(Entries with chart source code)
§
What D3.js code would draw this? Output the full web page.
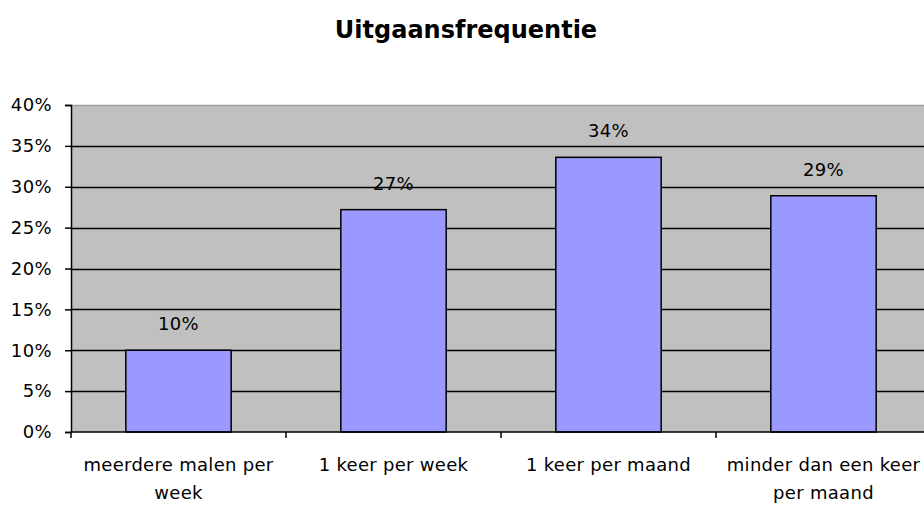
<!DOCTYPE html>
<html>
<head>
<meta charset="utf-8">
<script src="https://cdn.jsdelivr.net/npm/d3@7"></script>
<style>
  body { margin: 0; background: #fff; }
  svg text { font-family: "DejaVu Sans", sans-serif; fill: #000; }
</style>
</head>
<body>
<div id="chart"></div>
<script>

// Data.
var categories = ['meerdere malen per week', '1 keer per week', '1 keer per maand', 'minder dan een keer per maand'];
var labelLines = [['meerdere malen per', 'week'], ['1 keer per week'], ['1 keer per maand'], ['minder dan een keer', 'per maand']];
var values = [0.10, 0.272, 0.336, 0.289];
var yTicks = [0, 0.05, 0.10, 0.15, 0.20, 0.25, 0.30, 0.35, 0.40];

var width = 924, height = 506;
var plot = { left: 71, top: 105, width: 860, height: 327 };
var fontSize = '18px';

var svg = d3.select('#chart').append('svg')
  .attr('width', width)
  .attr('height', height);

// Scales.
var x = d3.scaleBand().domain(categories).range([plot.left, plot.left + plot.width])
  .paddingInner(0.51).paddingOuter(0.255);
var xCat = d3.scaleBand().domain(categories).range([plot.left, plot.left + plot.width]);
var y = d3.scaleLinear().domain([0, 0.4]).range([plot.top + plot.height, plot.top]);
var pct = d3.format('.0%');

// Title.
svg.append('text')
  .attr('x', 466).attr('y', 38)
  .attr('text-anchor', 'middle')
  .style('font-size', '24px').style('font-weight', 'bold')
  .text('Uitgaansfrequentie');

// Plot background.
svg.append('rect')
  .attr('x', plot.left).attr('y', plot.top)
  .attr('width', plot.width).attr('height', plot.height)
  .attr('fill', '#c0c0c0');

// Grid lines.
svg.append('g').selectAll('line')
  .data(yTicks.filter(function(d) { return d > 0; }))
  .join('line')
  .attr('x1', plot.left).attr('x2', plot.left + plot.width)
  .attr('y1', function(d) { return Math.round(y(d)) + 0.5; })
  .attr('y2', function(d) { return Math.round(y(d)) + 0.5; })
  .attr('stroke', function(d) { return d === 0.4 ? '#a0a0a0' : '#000'; })
  .attr('stroke-width', 1.5);

// Bars.
svg.append('g').selectAll('rect')
  .data(values)
  .join('rect')
  .attr('x', function(d, i) { return x(categories[i]); })
  .attr('y', function(d) { return y(d); })
  .attr('width', x.bandwidth())
  .attr('height', function(d) { return y(0) - y(d); })
  .attr('fill', '#9999ff')
  .attr('stroke', '#000')
  .attr('stroke-width', 1.5);

// Value labels.
svg.append('g').selectAll('text')
  .data(values)
  .join('text')
  .attr('x', function(d, i) { return x(categories[i]) + x.bandwidth() / 2; })
  .attr('y', function(d) { return y(d) - 20; })
  .attr('text-anchor', 'middle')
  .style('font-size', fontSize)
  .style('letter-spacing', '0.4px')
  .text(function(d) { return pct(d); });

// Y axis.
var yAxis = svg.append('g')
  .attr('transform', 'translate(' + plot.left + ',0)')
  .call(d3.axisLeft(y).tickValues(yTicks).tickFormat(pct).tickSize(6).tickPadding(13));
yAxis.select('.domain').attr('stroke', '#000').attr('stroke-width', 1.5);
yAxis.selectAll('.tick line').attr('stroke-width', 1.5);
yAxis.selectAll('.tick text')
  .style('font-size', fontSize)
  .style('letter-spacing', '0.4px')
  .style('font-family', '"DejaVu Sans", sans-serif');

// X axis.
var xAxisG = svg.append('g');
xAxisG.append('line')
  .attr('x1', plot.left).attr('x2', plot.left + plot.width)
  .attr('y1', y(0)).attr('y2', y(0))
  .attr('stroke', '#000').attr('stroke-width', 1.5);
xAxisG.selectAll('line.tick')
  .data(categories.concat(['end']))
  .join('line')
  .attr('class', 'tick')
  .attr('x1', function(d, i) { return plot.left + i * xCat.bandwidth(); })
  .attr('x2', function(d, i) { return plot.left + i * xCat.bandwidth(); })
  .attr('y1', y(0)).attr('y2', y(0) + 6)
  .attr('stroke', '#000').attr('stroke-width', 1.5);

// Category labels.
var labels = svg.append('g').selectAll('text')
  .data(categories)
  .join('text')
  .attr('text-anchor', 'middle')
  .style('font-size', fontSize)
  .style('letter-spacing', '0.3px');
labels.each(function(d, i) {
  var cx = xCat(d) + xCat.bandwidth() / 2;
  d3.select(this).selectAll('tspan')
    .data(labelLines[i])
    .join('tspan')
    .attr('x', cx)
    .attr('y', function(t, j) { return 471 + j * 28; })
    .text(function(t) { return t; });
});

</script>
</body>
</html>
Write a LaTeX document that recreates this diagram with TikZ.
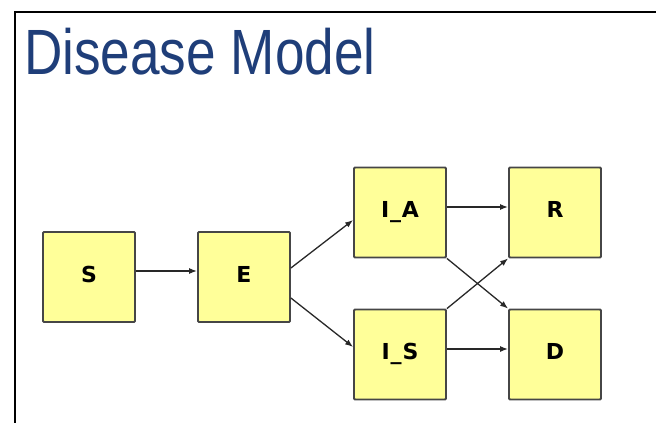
\documentclass[tikz,border=0pt]{standalone}
\usepackage{fontspec}
\usetikzlibrary{arrows.meta}
\newfontfamily\titlefont[FakeStretch=0.83]{Liberation Sans}
\newfontfamily\boxfont[LetterSpace=4]{DejaVu Sans}
\definecolor{titleblue}{RGB}{31,62,121}
\definecolor{boxfill}{RGB}{255,255,153}
\definecolor{boxline}{RGB}{70,70,70}
\definecolor{arrowcol}{RGB}{40,40,40}
\begin{document}
\begin{tikzpicture}[x=1pt,y=-1pt,
  statebox/.style={draw=boxline,fill=boxfill,line width=1.8pt,rounded corners=1pt,
    minimum width=92pt,minimum height=90pt,inner sep=0pt,text height=16pt,text depth=6pt,
    font=\boxfont\bfseries\fontsize{22}{22}\selectfont,text=black},
  flow/.style={draw=arrowcol,line width=1.3pt,-{Latex[length=8pt,width=6pt]}},
  frameline/.style={draw=black,line width=2.2pt}]
\useasboundingbox (0,0) rectangle (656,423);
\coordinate (fa) at (15,423);
\coordinate (fb) at (15,12);
\coordinate (fc) at (656,12);
\draw[frameline] (fa) -- (fb) -- (fc);
\node[anchor=base west,inner sep=0pt,text=titleblue,font=\titlefont\fontsize{64}{64}\selectfont] (title) at (24,74) {Disease Model};
\node[statebox] (S) at (89,277) {S};
\node[statebox] (E) at (244,277) {E};
\node[statebox] (IA) at (400,212.5) {I\_A};
\node[statebox] (IS) at (400,354.5) {I\_S};
\node[statebox] (R) at (555,212.5) {R};
\node[statebox] (D) at (555,354.5) {D};
\draw[flow] ([yshift=6pt]S.east) -- ([yshift=6pt]E.west);
\draw[flow] ([yshift=9pt]E.east) -- ([yshift=-7.5pt]IA.west);
\draw[flow] ([yshift=-21pt]E.east) -- ([yshift=7.5pt]IS.west);
\draw[flow] ([yshift=5.5pt]IA.east) -- ([yshift=5.5pt]R.west);
\draw[flow] ([yshift=5.5pt]IS.east) -- ([yshift=5.5pt]D.west);
\draw[flow] (IA.south east) -- (D.north west);
\draw[flow] (IS.north east) -- (R.south west);
\end{tikzpicture}
\end{document}
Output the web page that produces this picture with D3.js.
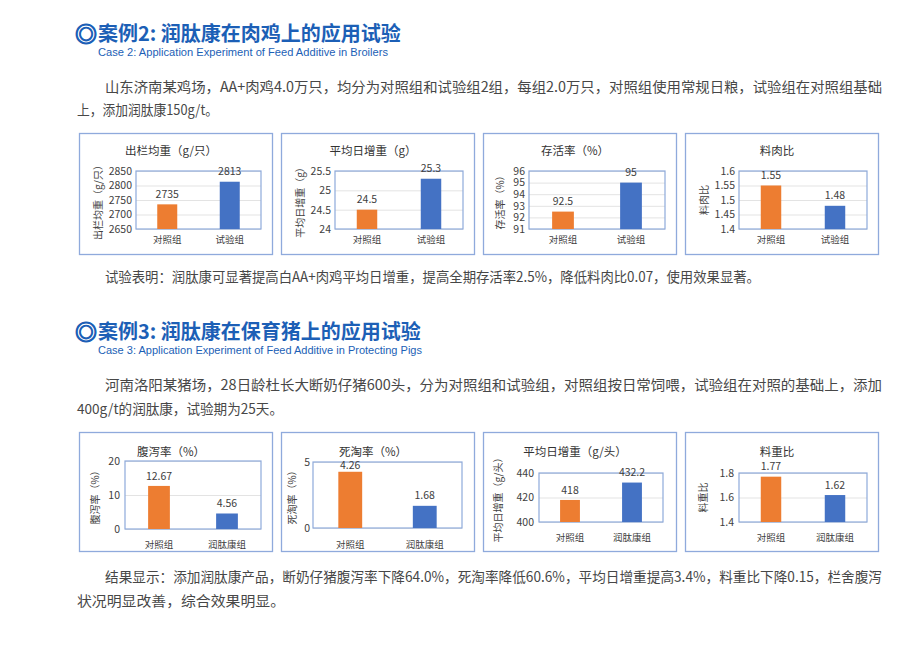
<!DOCTYPE html>
<html>
<head>
<meta charset="utf-8">
<script src="https://cdn.jsdelivr.net/npm/d3@7"></script>
<style>
  body { margin: 0; background: #fff; }
  svg text { font-family: "Noto Sans CJK SC", "Noto Sans", sans-serif; }
</style>
</head>
<body>
<div id="chart"></div>
<script>
// Case 2 (broilers)
var broilerGroups = ['对照组', '试验组'];
var broilerTitles = ['出栏均重（g/只）', '平均日增重（g）', '存活率（%）', '料肉比'];
var broilerValues = [[2735, 2813], [24.5, 25.3], [92.5, 95], [1.55, 1.48]];
var broilerTicks = [
  [2650, 2700, 2750, 2800, 2850],
  [24, 24.5, 25, 25.5],
  [91, 92, 93, 94, 95, 96],
  [1.4, 1.45, 1.5, 1.55, 1.6]
];

// Case 3 (piglets)
var pigGroups = ['对照组', '润肽康组'];
var pigTitles = ['腹泻率（%）', '死淘率（%）', '平均日增重（g/头）', '料重比'];
var pigValues = [[12.67, 4.56], [4.26, 1.68], [418, 432.2], [1.77, 1.62]];
var pigTicks = [[0, 10, 20], [0, 5], [400, 420, 440], [1.4, 1.6, 1.8]];

var headings = ['案例2: 润肽康在肉鸡上的应用试验', '案例3: 润肽康在保育猪上的应用试验'];
var subHeadings = [
  'Case 2: Application Experiment of Feed Additive in Broilers',
  'Case 3: Application Experiment of Feed Additive in Protecting Pigs'
];
var introLines = [
  ['山东济南某鸡场，AA+肉鸡4.0万只，均分为对照组和试验组2组，每组2.0万只，对照组使用常规日粮，试验组在对照组基础',
   '上，添加润肽康150g/t。'],
  ['河南洛阳某猪场，28日龄杜长大断奶仔猪600头，分为对照组和试验组，对照组按日常饲喂，试验组在对照的基础上，添加',
   '400g/t的润肽康，试验期为25天。']
];
var resultLines = [
  ['试验表明：润肽康可显著提高白AA+肉鸡平均日增重，提高全期存活率2.5%，降低料肉比0.07，使用效果显著。'],
  ['结果显示：添加润肽康产品，断奶仔猪腹泻率下降64.0%，死淘率降低60.6%，平均日增重提高3.4%，料重比下降0.15，栏舍腹泻',
   '状况明显改善，综合效果明显。']
];

var blue = '#1c5fb6';
var textColour = '#474747';
var barColours = ['#ED7D31', '#4472C4'];

var svg = d3.select('#chart')
  .append('svg')
  .attr('width', 924)
  .attr('height', 656);

function drawHeading(i, y) {
  svg.append('text')
    .attr('x', 75).attr('y', y + 1)
    .style('font-size', '22px').style('font-weight', 'bold')
    .style('fill', blue)
    .style('stroke', blue)
    .style('stroke-width', 1.1)
    .text('◎');
  svg.append('text')
    .attr('x', 98).attr('y', y)
    .style('font-size', '20px').style('font-weight', 'bold')
    .style('fill', blue)
    .text(headings[i]);
  svg.append('text')
    .attr('x', 98).attr('y', y + 15)
    .style('font-family', '"Liberation Sans", Arial, sans-serif')
    .style('font-size', '11.5px')
    .style('fill', blue)
    .attr('textLength', i === 0 ? 290 : 324)
    .attr('lengthAdjust', 'spacingAndGlyphs')
    .text(subHeadings[i]);
}

// lines: [text, x, baseline y, width]
function drawParagraph(lines) {
  lines.forEach(l => {
    svg.append('text')
      .attr('x', l[1]).attr('y', l[2])
      .style('font-size', '14px')
      .style('fill', textColour)
      .attr('textLength', l[3])
      .attr('lengthAdjust', 'spacingAndGlyphs')
      .text(l[0]);
  });
}

// One small bar chart inside a bordered box
function drawPanel(box, groups, title, values, ticks) {
  var g = svg.append('g')
    .attr('transform', 'translate(' + box.x + ',' + box.y + ')');

  g.append('rect')
    .attr('x', 0.5).attr('y', 0.5)
    .attr('width', 193).attr('height', box.h)
    .style('fill', '#fff')
    .style('stroke', '#8faadc')
    .style('stroke-width', 1.3);

  var w = box.plotRight - box.plotLeft;
  var h = box.plotBottom - box.plotTop;
  var plot = g.append('g')
    .attr('transform', 'translate(' + box.plotLeft + ',' + box.plotTop + ')');

  var x = d3.scaleBand()
    .domain(groups)
    .range([0, w])
    .paddingInner(0.68)
    .paddingOuter(0.34);

  var y = d3.scaleLinear()
    .domain(d3.extent(ticks))
    .range([h, 0]);

  // gridlines
  plot.append('g')
    .call(d3.axisLeft(y).tickValues(ticks).tickSize(-w).tickFormat(''))
    .call(a => a.select('.domain').remove())
    .selectAll('line')
    .style('stroke', '#e3e3e3');

  plot.append('rect')
    .attr('width', w).attr('height', h)
    .style('fill', 'none')
    .style('stroke', '#8eaadb')
    .style('stroke-width', 1.2);

  plot.selectAll('rect.bar')
    .data(values)
    .enter()
    .append('rect')
    .attr('class', 'bar')
    .attr('x', (d, i) => x(groups[i]))
    .attr('y', d => y(d))
    .attr('width', x.bandwidth())
    .attr('height', d => h - y(d))
    .style('fill', (d, i) => barColours[i]);

  // value labels sit above the bars but keep clear of the chart title
  var minLabelY = box.titleY + 13 - box.plotTop;
  plot.selectAll('text.value')
    .data(values)
    .enter()
    .append('text')
    .attr('class', 'value')
    .attr('x', (d, i) => x(groups[i]) + x.bandwidth() / 2)
    .attr('y', d => Math.max(y(d) - 10, minLabelY))
    .attr('dy', '0.35em')
    .attr('text-anchor', 'middle')
    .style('font-size', '10.5px')
    .style('fill', '#404040')
    .text(d => String(d));

  // y tick labels
  plot.append('g')
    .call(d3.axisLeft(y).tickValues(ticks).tickSize(0).tickPadding(box.tickPad).tickFormat(d => String(d)))
    .call(a => a.select('.domain').remove())
    .selectAll('text')
    .style('font-family', '"Noto Sans CJK SC", sans-serif')
    .style('font-size', '10.5px')
    .style('fill', '#404040');

  // category labels
  plot.append('g')
    .attr('transform', 'translate(0,' + (box.catY - box.plotTop) + ')')
    .call(d3.axisBottom(x).tickSize(0).tickPadding(0))
    .call(a => a.select('.domain').remove())
    .selectAll('text')
    .attr('dy', '0.35em')
    .style('font-family', '"Noto Sans CJK SC", sans-serif')
    .style('font-size', '9.5px')
    .style('fill', '#404040');

  g.append('text')
    .attr('x', 92).attr('y', box.titleY)
    .attr('dy', '0.35em')
    .attr('text-anchor', 'middle')
    .style('font-size', '11.5px')
    .style('fill', '#333')
    .text(title);

  g.append('text')
    .attr('transform', 'translate(' + box.yTitleX + ',' + (box.plotTop + box.plotBottom) / 2 + ') rotate(-90)')
    .attr('dy', '0.35em')
    .attr('text-anchor', 'middle')
    .style('font-size', '10px')
    .style('fill', '#404040')
    .text(title);
}

var panelXs = [79, 281, 483, 685];

function topRowBox(i) {
  return {
    x: panelXs[i], y: 133, h: 121,
    plotLeft: [57, 54, 46, 54][i], plotRight: 182,
    plotTop: 38, plotBottom: 96,
    titleY: 18, catY: 107, yTitleX: [19, 19, 17, 19][i], tickPad: 4
  };
}

function bottomRowBox(i) {
  return {
    x: panelXs[i], y: 432, h: 119,
    plotLeft: [46, 32, 56, 54][i], plotRight: [182, 181, 180, 182][i],
    plotTop: [29, 30, 41, 41][i], plotBottom: [97, 96, 90, 90][i],
    titleY: 20, catY: [113, 113, 106, 106][i],
    yTitleX: [16, 11, 15, 18][i], tickPad: [5, 3, 5, 5][i]
  };
}

drawHeading(0, 41);
drawParagraph([
  [introLines[0][0], 105, 92, 777],
  [introLines[0][1], 77, 115, 141]
]);
broilerTitles.forEach((t, i) => drawPanel(topRowBox(i), broilerGroups, t, broilerValues[i], broilerTicks[i]));
drawParagraph([[resultLines[0][0], 105, 282, 655]]);

drawHeading(1, 339);
drawParagraph([
  [introLines[1][0], 105, 390, 777],
  [introLines[1][1], 77, 414, 206]
]);
pigTitles.forEach((t, i) => drawPanel(bottomRowBox(i), pigGroups, t, pigValues[i], pigTicks[i]));
drawParagraph([
  [resultLines[1][0], 105, 582, 777],
  [resultLines[1][1], 77, 606, 208]
]);
</script>
</body>
</html>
§
What to work on ▸ List each line of the records that holds the string "this".

Task response ▸
What D3.js code would draw this? Output the full web page.
  d3.select(this).selectAll('tspan')
Write a LaTeX document that recreates this diagram with TikZ.
Output the web page that produces this picture with D3.js.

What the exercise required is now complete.